Write On

by Kalela Williams

Honor a Veteran. Read a Book.

“Imagine you have a 38-pound, canvas rucksack you must hump along the long miles of the Song Tra Bong River, a rucksack containing many items.  With this weight strapped to your body and with the miles stretching ahead of you, it does not matter what particular items are in the rucksack to make it thirty-eight pounds.   It does not matter whether the pack contains rations and gear or just a heap of rocks.  What matters is the rucksack weighs thirty-eight pounds—and that you have to carry it.”

This is how I closed out a 2007 grad school paper about one of my favorite books, Tim O’Brien’s The Things They Carried. I asserted that O’Brien “uses his untruths and half-truths and stories and memories and imagination to cope with what he sees and lives.  Truth and fiction are not strangers or opposing ideas in the book, but are one and the same and yet separate and distinct.”

The Things They Carried Book CoverI left the double spaces above after each sentence intentionally—that’s how we did it back then. And though not a veteran, The Things They Carried remains one of my favorite books.

It’s worth a reread this Veterans Day, especially in this age when fiction and truth seem blurred. One of my other favorites is Kevin Powers' The Yellow Birds, for its poetic language and the anguish of the novel’s main characters. I got to know The Yellow Birds when it was a One Book, One Philadelphia selection in 2014. What I remember most about the book is how a normally jovial security guard at the Free Library read The Yellow Birds. He told me he hadn’t cried in decades, but this novel worked him to tears. He’d served in Vietnam, and had much to say about how the draft swept up Black working-class teens. His life was different from author Powers, who grew up white in the South and, like me, had the privilege of a graduate degree. But the guard felt they were brothers in experience.

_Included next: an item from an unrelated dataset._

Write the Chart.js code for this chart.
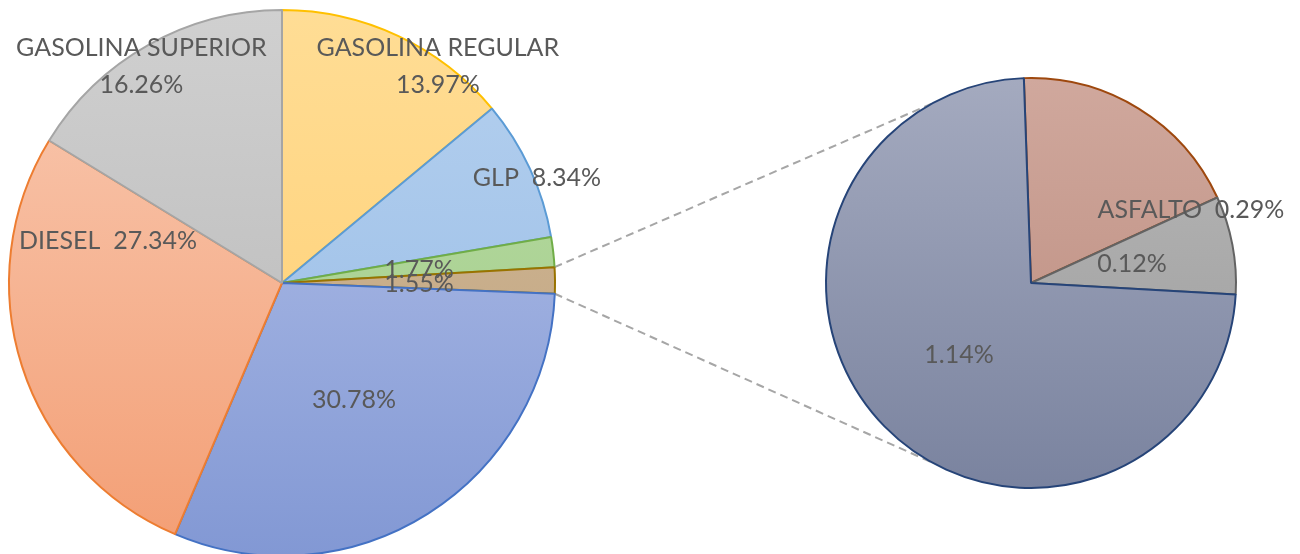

Another powerful book I find to be a touchstone is Here, Bullet by Iraq vet Brian Turner. It’s a book of poetry, each seemingly magnetic and a level of powerful that cannot be dodged, the way a bullet destined for your body might be.

There are other books to think about: Phil Klay’s Redeployment, Billy Lynn's Long Halftime Walk by Ben Fountain, and Youngblood by Matt Gallagher. Kayla Williams, an Iraq War linguist, writes compelling nonfiction. So does retired Gunnery Sergeant Tee Marie Hanible, who channels her bravery into badassery with The Warrior Code: 11 Principles to Unleash the Badass Inside of You. A book I’m really wanting to read is Danger Close by Amber Smith, a memoir about her harrowing time as a helicopter pilot. Smith was one of few women to fly a Kiowa Warrior helicopter which “required its pilots to stay low and fly fast, perilously close to the fight.” Those are big, dark, chunky choppers that somehow remind me of a scary-looking insect. Even without enemy fire ruining my day, I can’t imagine being at its wheel or throttle or controls or—how do you fly a helicopter, actually? I guess Smith will tell me.

Whatever the answer, there’s no reason for an empty rucksack this Veterans Day Weekend. The words of talented veterans who share their experiences in fiction, nonfiction, or some weaving-in-and-out are weighty with emotion, guidance, and insight.